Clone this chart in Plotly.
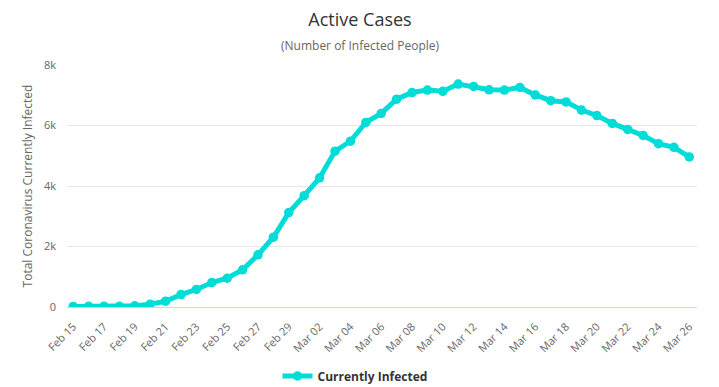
import plotly.graph_objects as go

dates = ["Feb 15", "Feb 16", "Feb 17", "Feb 18", "Feb 19", "Feb 20", "Feb 21", "Feb 22",
         "Feb 23", "Feb 24", "Feb 25", "Feb 26", "Feb 27", "Feb 28", "Feb 29",
         "Mar 01", "Mar 02", "Mar 03", "Mar 04", "Mar 05", "Mar 06", "Mar 07", "Mar 08",
         "Mar 09", "Mar 10", "Mar 11", "Mar 12", "Mar 13", "Mar 14", "Mar 15", "Mar 16",
         "Mar 17", "Mar 18", "Mar 19", "Mar 20", "Mar 21", "Mar 22", "Mar 23", "Mar 24",
         "Mar 25", "Mar 26"]
active = [19, 22, 21, 22, 40, 95, 191, 411, 580, 807, 950, 1230, 1725, 2307, 3120,
          3680, 4270, 5150, 5480, 6100, 6400, 6870, 7090, 7170, 7130, 7370, 7290,
          7180, 7170, 7260, 7010, 6820, 6780, 6510, 6330, 6070, 5870, 5670, 5400,
          5280, 4960]
tick_labels = dates[::2]
y_ticks = [0, 2000, 4000, 6000, 8000]
y_tick_text = ["0", "2k", "4k", "6k", "8k"]

FONT = "Open Sans, Lato, sans-serif"
COLOR = "#00dcd7"

W, H = 711, 379  # page has an 8px body margin
L, R, T, B = 59, 22, 57, 80
PW, PH = W - L - R, H - T - B

fig = go.Figure()
fig.add_trace(go.Scatter(
    x=dates, y=active, mode="lines+markers", name="<b>Currently Infected</b>",
    line=dict(color=COLOR, width=5),
    marker=dict(color=COLOR, size=9.5),
))

fig.update_layout(
    width=W, height=H,
    margin=dict(l=L, r=R, t=T, b=B),
    paper_bgcolor="white", plot_bgcolor="white",
    font=dict(family=FONT, color="#666666", size=11),
    title=dict(text="Active Cases", x=352 / W, xanchor="center", xref="container",
               y=1 - 12 / H, yanchor="middle", yref="container",
               font=dict(size=18, color="#333333", family=FONT)),
    showlegend=True,
    legend=dict(orientation="h", x=347 / W, xanchor="center", xref="container",
                y=1 - 368 / H, yanchor="middle", yref="container",
                font=dict(size=12, color="#333333", family=FONT),
                itemwidth=30),
    xaxis=dict(type="category", range=[-0.4, 40.5], tickmode="array",
               tickvals=tick_labels, ticktext=tick_labels, tickangle=-45,
               showgrid=False, showline=True, linecolor="#ccd6eb", linewidth=1,
               ticks="", tickfont=dict(size=11, color="#666666"), zeroline=False,
               ticklabelstandoff=8, automargin=False),
    yaxis=dict(range=[0, 8000], tickvals=y_ticks, ticktext=y_tick_text,
               showgrid=True, gridcolor="#e6e6e6", zeroline=False, showline=False,
               tickfont=dict(size=11, color="#666666"), ticks="", ticklabelstandoff=10,
               automargin=False,
               title=dict(text="Total Coronavirus Currently Infected", standoff=8,
                          font=dict(size=12, color="#666666"))),
    annotations=[dict(text="(Number of Infected People)", xref="paper", yref="paper",
                      x=(352 - L) / PW, y=(H - B - 37) / PH, xanchor="center",
                      yanchor="middle", showarrow=False,
                      font=dict(size=12, color="#666666", family=FONT))],
)

fig.write_html("out.html")
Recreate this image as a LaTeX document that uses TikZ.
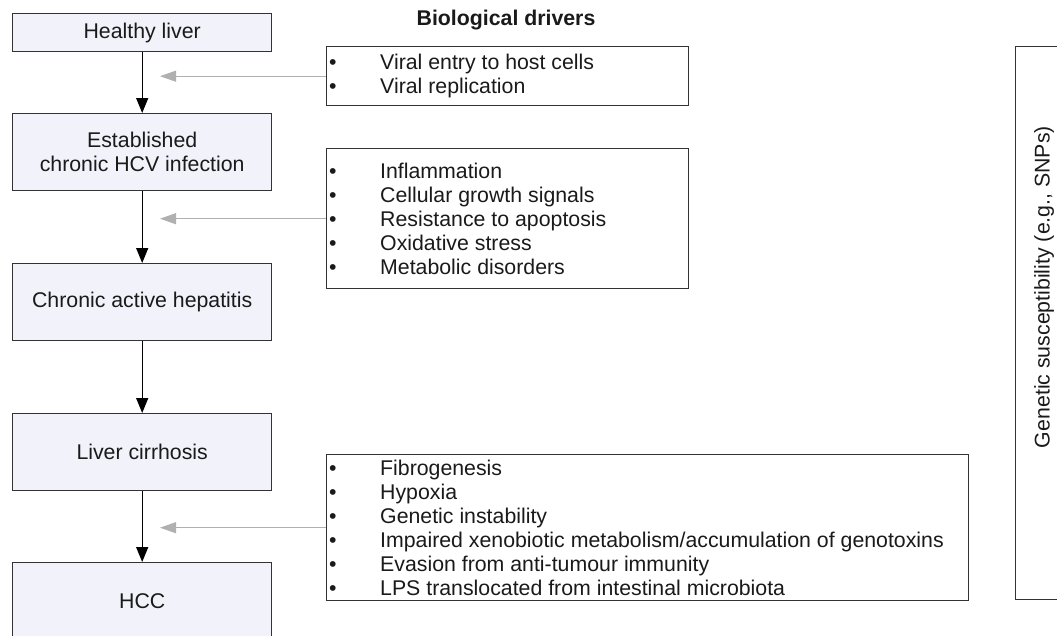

Stated exercise: Return each line exactly as written. Any picture gets left out.

Solution to the exercise:
Clone this chart in Plotly.
import plotly.graph_objects as go

dates = ["Feb 15", "Feb 16", "Feb 17", "Feb 18", "Feb 19", "Feb 20", "Feb 21", "Feb 22",
         "Feb 23", "Feb 24", "Feb 25", "Feb 26", "Feb 27", "Feb 28", "Feb 29",
         "Mar 01", "Mar 02", "Mar 03", "Mar 04", "Mar 05", "Mar 06", "Mar 07", "Mar 08",
         "Mar 09", "Mar 10", "Mar 11", "Mar 12", "Mar 13", "Mar 14", "Mar 15", "Mar 16",
         "Mar 17", "Mar 18", "Mar 19", "Mar 20", "Mar 21", "Mar 22", "Mar 23", "Mar 24",
         "Mar 25", "Mar 26"]
active = [19, 22, 21, 22, 40, 95, 191, 411, 580, 807, 950, 1230, 1725, 2307, 3120,
          3680, 4270, 5150, 5480, 6100, 6400, 6870, 7090, 7170, 7130, 7370, 7290,
          7180, 7170, 7260, 7010, 6820, 6780, 6510, 6330, 6070, 5870, 5670, 5400,
          5280, 4960]
tick_labels = dates[::2]
y_ticks = [0, 2000, 4000, 6000, 8000]
y_tick_text = ["0", "2k", "4k", "6k", "8k"]

FONT = "Open Sans, Lato, sans-serif"
COLOR = "#00dcd7"

W, H = 711, 379  # page has an 8px body margin
L, R, T, B = 59, 22, 57, 80
PW, PH = W - L - R, H - T - B

fig = go.Figure()
fig.add_trace(go.Scatter(
    x=dates, y=active, mode="lines+markers", name="<b>Currently Infected</b>",
    line=dict(color=COLOR, width=5),
    marker=dict(color=COLOR, size=9.5),
))

fig.update_layout(
    width=W, height=H,
    margin=dict(l=L, r=R, t=T, b=B),
    paper_bgcolor="white", plot_bgcolor="white",
    font=dict(family=FONT, color="#666666", size=11),
    title=dict(text="Active Cases", x=352 / W, xanchor="center", xref="container",
               y=1 - 12 / H, yanchor="middle", yref="container",
               font=dict(size=18, color="#333333", family=FONT)),
    showlegend=True,
    legend=dict(orientation="h", x=347 / W, xanchor="center", xref="container",
                y=1 - 368 / H, yanchor="middle", yref="container",
                font=dict(size=12, color="#333333", family=FONT),
                itemwidth=30),
    xaxis=dict(type="category", range=[-0.4, 40.5], tickmode="array",
               tickvals=tick_labels, ticktext=tick_labels, tickangle=-45,
               showgrid=False, showline=True, linecolor="#ccd6eb", linewidth=1,
               ticks="", tickfont=dict(size=11, color="#666666"), zeroline=False,
               ticklabelstandoff=8, automargin=False),
    yaxis=dict(range=[0, 8000], tickvals=y_ticks, ticktext=y_tick_text,
               showgrid=True, gridcolor="#e6e6e6", zeroline=False, showline=False,
               tickfont=dict(size=11, color="#666666"), ticks="", ticklabelstandoff=10,
               automargin=False,
               title=dict(text="Total Coronavirus Currently Infected", standoff=8,
                          font=dict(size=12, color="#666666"))),
    annotations=[dict(text="(Number of Infected People)", xref="paper", yref="paper",
                      x=(352 - L) / PW, y=(H - B - 37) / PH, xanchor="center",
                      yanchor="middle", showarrow=False,
                      font=dict(size=12, color="#666666", family=FONT))],
)

fig.write_html("out.html")
Recreate this image as a LaTeX document that uses TikZ.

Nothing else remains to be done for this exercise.